Directive:
Exactly retype the lines from the one containing "Write a Python" through the one containing "import numpy as np"; both ends count, pictures do not.

Supplied data:
==================================================
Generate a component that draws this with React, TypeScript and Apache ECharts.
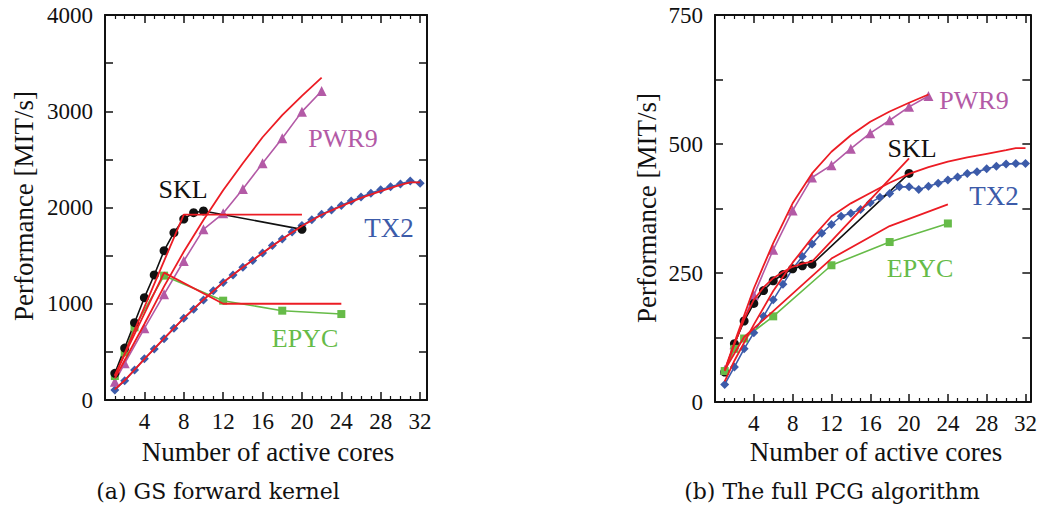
import React, { useEffect, useRef } from "react";
import * as echarts from "echarts";

// ---------- (a) GS forward kernel ----------
const gsSklCores = [1, 2, 3, 4, 5, 6, 7, 8, 9, 10, 20];
const gsSklPerf = [277, 540, 803, 1063, 1299, 1551, 1738, 1880, 1946, 1964, 1773];
const gsSklModelCores = [1, 8, 20];
const gsSklModelPerf = [245, 1925, 1925];

const gsEpycCores = [1, 2, 3, 6, 12, 18, 24];
const gsEpycPerf = [249, 495, 755, 1292, 1032, 928, 893];
const gsEpycModelCores = [1, 6, 12, 24];
const gsEpycModelPerf = [258, 1323, 1000, 1000];

const gsPwr9Cores = [1, 2, 4, 6, 8, 10, 12, 14, 16, 18, 20, 22];
const gsPwr9Perf = [190, 381, 745, 1098, 1444, 1773, 1939, 2192, 2459, 2719, 2996, 3210];
const gsPwr9ModelCores = [1, 2, 4, 6, 8, 10, 12, 14, 16, 18, 20, 22];
const gsPwr9ModelPerf = [225, 410, 790, 1180, 1540, 1870, 2180, 2460, 2730, 2960, 3160, 3350];

const gsTx2Cores = [1, 2, 3, 4, 5, 6, 7, 8, 9, 10, 11, 12, 13, 14, 15, 16, 17, 18, 19, 20, 21, 22, 23, 24, 25, 26, 27, 28, 29, 30, 31, 32];
const gsTx2Perf = [104, 201, 312, 429, 530, 637, 745, 849, 942, 1039, 1136, 1222, 1300, 1380, 1450, 1527, 1605, 1672, 1745, 1812, 1874, 1930, 1975, 2020, 2068, 2110, 2148, 2184, 2216, 2245, 2275, 2252];
const gsTx2ModelCores = [1, 2, 4, 6, 8, 10, 12, 14, 16, 18, 20, 22, 24, 26, 28, 30, 31, 32];
const gsTx2ModelPerf = [110, 205, 425, 640, 850, 1042, 1222, 1380, 1527, 1672, 1808, 1925, 2015, 2100, 2170, 2235, 2262, 2262];

// ---------- (b) The full PCG algorithm ----------
const pcgSklCores = [1, 2, 3, 4, 5, 6, 7, 8, 9, 10, 20];
const pcgSklPerf = [58, 113, 157, 191, 216, 235, 247, 258, 264, 267, 443];
const pcgSklModelCores = [1, 2, 3, 4, 5, 6, 7, 8, 9, 10, 20];
const pcgSklModelPerf = [60, 112, 160, 198, 222, 240, 252, 262, 268, 272, 472];

const pcgEpycCores = [1, 2, 3, 6, 12, 18, 24];
const pcgEpycPerf = [60, 103, 123, 166, 265, 310, 346];
const pcgEpycModelCores = [1, 3, 6, 12, 18, 24];
const pcgEpycModelPerf = [62, 126, 176, 278, 341, 383];

const pcgPwr9Cores = [1, 2, 4, 6, 8, 10, 12, 14, 16, 18, 20, 22];
const pcgPwr9Perf = [62, 112, 207, 295, 371, 435, 459, 491, 521, 546, 572, 593];
const pcgPwr9ModelCores = [1, 2, 4, 6, 8, 10, 12, 14, 16, 18, 20, 22];
const pcgPwr9ModelPerf = [62, 115, 220, 308, 385, 443, 485, 517, 543, 563, 580, 596];

const pcgTx2Cores = [1, 2, 3, 4, 5, 6, 7, 8, 9, 10, 11, 12, 13, 14, 15, 16, 17, 18, 19, 20, 21, 22, 23, 24, 25, 26, 27, 28, 29, 30, 31, 32];
const pcgTx2Perf = [34, 68, 103, 134, 166, 198, 228, 258, 282, 306, 327, 344, 360, 366, 373, 386, 397, 404, 417, 417, 412, 418, 424, 430, 436, 443, 446, 452, 457, 461, 462, 462];
const pcgTx2ModelCores = [1, 2, 4, 6, 8, 10, 12, 14, 16, 18, 20, 22, 24, 26, 28, 30, 31, 32];
const pcgTx2ModelPerf = [40, 80, 150, 215, 270, 318, 360, 385, 405, 425, 442, 455, 466, 474, 481, 488, 492, 492];

const xTickLabels = [4, 8, 12, 16, 20, 24, 28, 32];
const gsYTickLabels = [0, 1000, 2000, 3000, 4000];
const pcgYTickLabels = [0, 250, 500, 750];

const panelTitles = ["(a) GS forward kernel", "(b) The full PCG algorithm"];
const xAxisTitle = "Number of active cores";
const yAxisTitle = "Performance [MIT/s]";

const RED = "#ec1c24";
const MAGENTA = "#b35aa6";
const BLUE = "#3c5ba9";
const GREEN = "#66bb48";
const BLACK = "#111111";
const FONT = "'Liberation Serif', 'DejaVu Serif', serif";
const CAPTION_FONT = "'DejaVu Serif', 'Liberation Serif', serif";

const pairs = (xs: number[], ys: number[]) => xs.map((x, i) => [x, ys[i]]);

export default function App() {
  const ref = useRef<HTMLDivElement>(null);

  useEffect(() => {
    document.body.style.margin = "0";
    const chart = echarts.init(ref.current!, null, { renderer: "svg" });

    const xAxisBase = (gridIndex: number, max: number, top: boolean) => ({
      type: "value",
      gridIndex,
      position: top ? "top" : "bottom",
      min: 0,
      max,
      interval: 4,
      axisLine: { show: true, onZero: false, lineStyle: { color: BLACK, width: 2 } },
      axisTick: { show: true, inside: true, length: 8, lineStyle: { color: BLACK, width: 1.5 } },
      minorTick: { show: true, splitNumber: 4, length: 4, lineStyle: { color: BLACK, width: 1.2 } },
      splitLine: { show: false },
      axisLabel: {
        show: !top,
        margin: 10,
        fontFamily: FONT,
        fontSize: 23,
        color: BLACK,
        showMinLabel: false,
        showMaxLabel: true,
        formatter: (v: number) => (xTickLabels.includes(v) ? String(v) : ""),
      },
    });

    const yAxisBase = (gridIndex: number, max: number, interval: number, labels: number[], right: boolean) => ({
      type: "value",
      gridIndex,
      position: right ? "right" : "left",
      min: 0,
      max,
      interval,
      axisLine: { show: true, onZero: false, lineStyle: { color: BLACK, width: 2 } },
      axisTick: { show: true, inside: true, length: 8, lineStyle: { color: BLACK, width: 1.5 } },
      splitLine: { show: false },
      axisLabel: {
        show: !right,
        margin: 12,
        fontFamily: FONT,
        fontSize: 23,
        color: BLACK,
        formatter: (v: number) => (labels.includes(v) ? String(v) : ""),
      },
    });

    const dataSeries = (xi: number, yi: number, xs: number[], ys: number[], color: string, symbol: string, size: number) => ({
      type: "line",
      xAxisIndex: xi,
      yAxisIndex: yi,
      data: pairs(xs, ys),
      symbol,
      symbolSize: size,
      showSymbol: true,
      lineStyle: { color, width: 1.6 },
      itemStyle: { color },
      z: 3,
    });
    const modelSeries = (xi: number, yi: number, xs: number[], ys: number[]) => ({
      type: "line",
      xAxisIndex: xi,
      yAxisIndex: yi,
      data: pairs(xs, ys),
      symbol: "none",
      smooth: false,
      lineStyle: { color: RED, width: 1.8 },
      z: 4,
    });

    const txt = (text: string, x: number, y: number, color: string, size: number, family = FONT, rotation = 0) => ({
      type: "text",
      x,
      y,
      rotation,
      style: {
        text,
        fill: color,
        font: `${size}px ${family}`,
        textAlign: "center",
        textVerticalAlign: "middle",
        align: "center",
        verticalAlign: "middle",
      },
    });

    chart.setOption({
      animation: false,
      backgroundColor: "#ffffff",
      grid: [
        { left: 105, top: 15, width: 322, height: 385, containLabel: false },
        { left: 715, top: 15, width: 318, height: 387, containLabel: false },
      ],
      xAxis: [
        xAxisBase(0, 32.7, false),
        xAxisBase(0, 32.7, true),
        xAxisBase(1, 32.5, false),
        xAxisBase(1, 32.5, true),
      ],
      yAxis: [
        yAxisBase(0, 4000, 500, gsYTickLabels, false),
        yAxisBase(0, 4000, 500, gsYTickLabels, true),
        yAxisBase(1, 750, 125, pcgYTickLabels, false),
        yAxisBase(1, 750, 125, pcgYTickLabels, true),
      ],
      series: [
        dataSeries(0, 0, gsTx2Cores, gsTx2Perf, BLUE, "diamond", 9),
        dataSeries(0, 0, gsPwr9Cores, gsPwr9Perf, MAGENTA, "triangle", 10),
        dataSeries(0, 0, gsEpycCores, gsEpycPerf, GREEN, "rect", 8),
        dataSeries(0, 0, gsSklCores, gsSklPerf, BLACK, "circle", 9),
        modelSeries(0, 0, gsTx2ModelCores, gsTx2ModelPerf),
        modelSeries(0, 0, gsPwr9ModelCores, gsPwr9ModelPerf),
        modelSeries(0, 0, gsEpycModelCores, gsEpycModelPerf),
        modelSeries(0, 0, gsSklModelCores, gsSklModelPerf),

        dataSeries(2, 2, pcgTx2Cores, pcgTx2Perf, BLUE, "diamond", 9),
        dataSeries(2, 2, pcgPwr9Cores, pcgPwr9Perf, MAGENTA, "triangle", 10),
        dataSeries(2, 2, pcgSklCores, pcgSklPerf, BLACK, "circle", 9),
        dataSeries(2, 2, pcgEpycCores, pcgEpycPerf, GREEN, "rect", 8),
        modelSeries(2, 2, pcgTx2ModelCores, pcgTx2ModelPerf),
        modelSeries(2, 2, pcgPwr9ModelCores, pcgPwr9ModelPerf),
        modelSeries(2, 2, pcgEpycModelCores, pcgEpycModelPerf),
        modelSeries(2, 2, pcgSklModelCores, pcgSklModelPerf),
      ],
      graphic: [
        txt("SKL", 183, 189, BLACK, 26),
        txt("PWR9", 343, 138, MAGENTA, 26),
        txt("TX2", 389, 228, BLUE, 27),
        txt("EPYC", 305, 338, GREEN, 26),
        txt("PWR9", 974, 100, MAGENTA, 26),
        txt("SKL", 912, 148, BLACK, 26),
        txt("TX2", 994, 196, BLUE, 27),
        txt("EPYC", 920, 268, GREEN, 26),
        txt(yAxisTitle, 24, 206, BLACK, 27, FONT, Math.PI / 2),
        txt(yAxisTitle, 647, 208, BLACK, 27, FONT, Math.PI / 2),
        txt(xAxisTitle, 268, 452, BLACK, 27),
        txt(xAxisTitle, 876, 452, BLACK, 27),
        txt(panelTitles[0], 218, 491, BLACK, 22, CAPTION_FONT),
        txt(panelTitles[1], 832, 491, BLACK, 22, CAPTION_FONT),
      ],
    });

    return () => chart.dispose();
  }, []);

  return <div ref={ref} style={{ width: 1040, height: 515 }} />;
}
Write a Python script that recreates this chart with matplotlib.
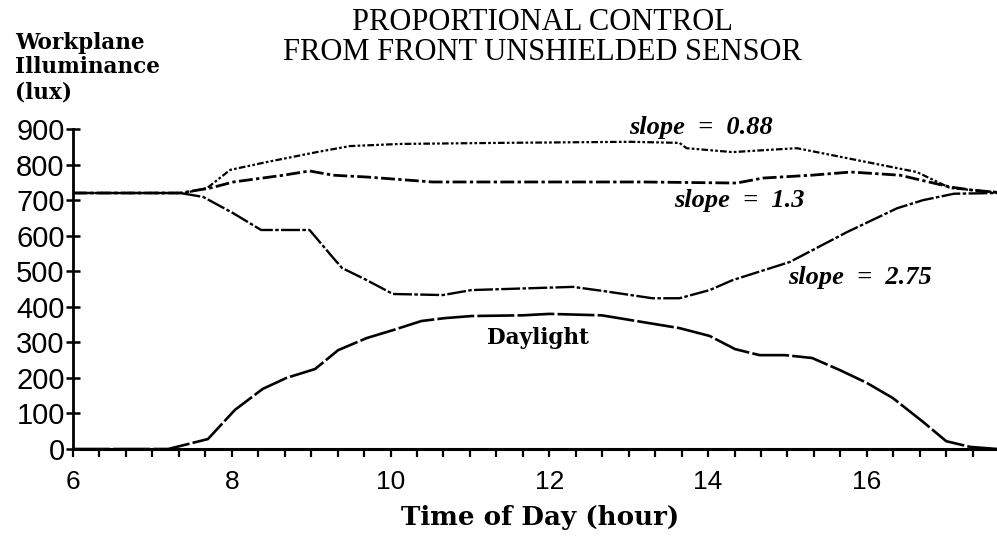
import matplotlib
matplotlib.use("Agg")
import matplotlib.pyplot as plt
import numpy as np

# Daylight contribution at the workplane (lux)
day_hours = [6, 7.2, 7.7, 8.04, 8.39, 8.69, 9.05, 9.34, 9.70, 10.04, 10.39, 10.68,
             11.02, 11.67, 12.0, 12.66, 13.64, 14.02, 14.34, 14.65, 14.97, 15.31,
             15.66, 16.0, 16.33, 16.71, 17.0, 17.3, 17.64]
daylight = [0, 0, 28, 110, 169, 200, 225, 278, 312, 335, 360, 368,
            374, 376, 380, 376, 340, 318, 281, 264, 264, 256,
            222, 186, 143, 76, 22, 6, 0]

# Total workplane illuminance for each control slope
s088_hours = [6, 7.4, 7.69, 7.98, 8.44, 9.07, 9.49, 10.12, 11.38, 13.02, 13.64, 13.73,
              14.31, 14.74, 15.12, 15.37, 16.0, 16.63, 17.05, 17.64]
s088 = [720, 720, 734, 785, 807, 835, 852, 858, 861, 864, 861, 846,
        835, 841, 846, 835, 807, 779, 734, 722]

s13_hours = [6, 7.35, 7.73, 8.02, 8.65, 8.98, 9.28, 9.70, 10.53, 13.19, 14.36, 14.69,
             15.3, 15.8, 16.42, 17.05, 17.33, 17.64]
s13 = [720, 720, 734, 751, 770, 782, 770, 765, 751, 751, 748, 762,
       770, 779, 770, 737, 728, 722]

s275_hours = [6, 7.35, 7.64, 8.02, 8.37, 8.98, 9.28, 9.39, 9.70, 10.03, 10.66, 11.02,
              12.30, 12.66, 13.30, 13.64, 14.02, 14.31, 15.03, 15.75, 16.38, 16.71,
              17.1, 17.64]
s275 = [720, 720, 709, 663, 616, 616, 537, 509, 475, 436, 433, 447,
        456, 445, 424, 424, 447, 475, 526, 610, 677, 700,
        718, 720]

y_ticks = [0, 100, 200, 300, 400, 500, 600, 700, 800, 900]
x_ticks = [6, 8, 10, 12, 14, 16]

fig = plt.figure(figsize=(9.97, 5.4), dpi=100)
ax = fig.add_axes([0.0732, 0.1685, 0.9268, 0.5926])

ax.plot(s088_hours, s088, color="black", lw=1.6, dashes=(1.2, 1, 3, 1, 1.2, 1))
ax.plot(s13_hours, s13, color="black", lw=2.0, dashes=(5, 1.2, 1.2, 1.2))
ax.plot(s275_hours, s275, color="black", lw=1.7, dashes=(8, 1, 1.5, 1))
ax.plot(day_hours, daylight, color="black", lw=1.9, dashes=(14, 1.2))

ax.set_xlim(6, 17.64)
ax.set_ylim(0, 900)
ax.spines["top"].set_visible(False)
ax.spines["right"].set_visible(False)
ax.spines["left"].set_linewidth(2)
ax.spines["bottom"].set_linewidth(2.2)

ax.set_yticks(y_ticks)
ax.set_yticklabels([str(v) for v in y_ticks], fontsize=21, family="Liberation Sans")
ax.tick_params(axis="y", direction="inout", length=10, width=1.8, pad=1)

ax.set_xticks(x_ticks)
ax.set_xticklabels([str(v) for v in x_ticks], fontsize=19, family="Liberation Sans")
ax.set_xticks(np.arange(6, 17.4, 1 / 3), minor=True)
ax.tick_params(axis="x", which="both", direction="out", length=6, width=1.6, pad=9)

note = dict(fontsize=19, family="Liberation Serif", weight="bold", style="italic",
            ha="center", va="center")
ax.text(13.91, 903, "slope  =  0.88", **note)
ax.text(14.40, 700, "slope  =  1.3", **note)
ax.text(15.91, 481, "slope  =  2.75", **note)
ax.text(11.86, 312, "Daylight", fontsize=15.5, family="DejaVu Serif", weight="bold",
        ha="center", va="center")

fig.text(542 / 997, 1 - 22 / 540, "PROPORTIONAL CONTROL", fontsize=22,
         family="Liberation Serif", ha="center", va="center")
fig.text(542 / 997, 1 - 52 / 540, "FROM FRONT UNSHIELDED SENSOR", fontsize=22,
         family="Liberation Serif", ha="center", va="center")

for label, ypix in [("Workplane", 43), ("Illuminance", 67), ("(lux)", 92)]:
    fig.text(15 / 997, 1 - ypix / 540, label, fontsize=15.5, family="DejaVu Serif",
             weight="bold", ha="left", va="center")

fig.text(540 / 997, 1 - 517 / 540, "Time of Day (hour)", fontsize=18.8,
         family="DejaVu Serif", weight="bold", ha="center", va="center")

fig.savefig("out.png", dpi=100)
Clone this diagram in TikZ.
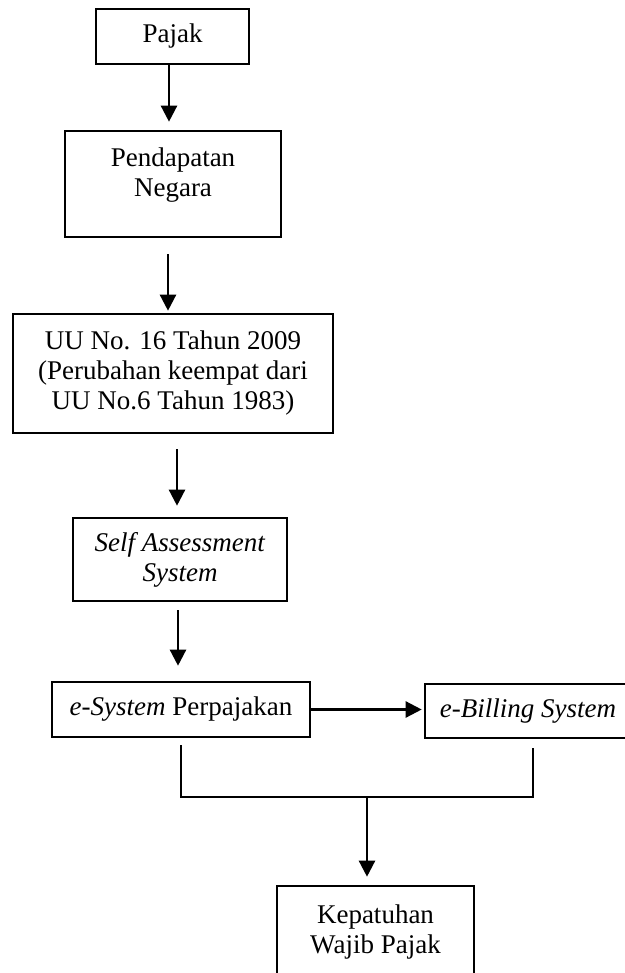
==================================================
Worked answer:
Write a Python script that recreates this chart with matplotlib.
import matplotlib
matplotlib.use("Agg")
import matplotlib.pyplot as plt
import numpy as np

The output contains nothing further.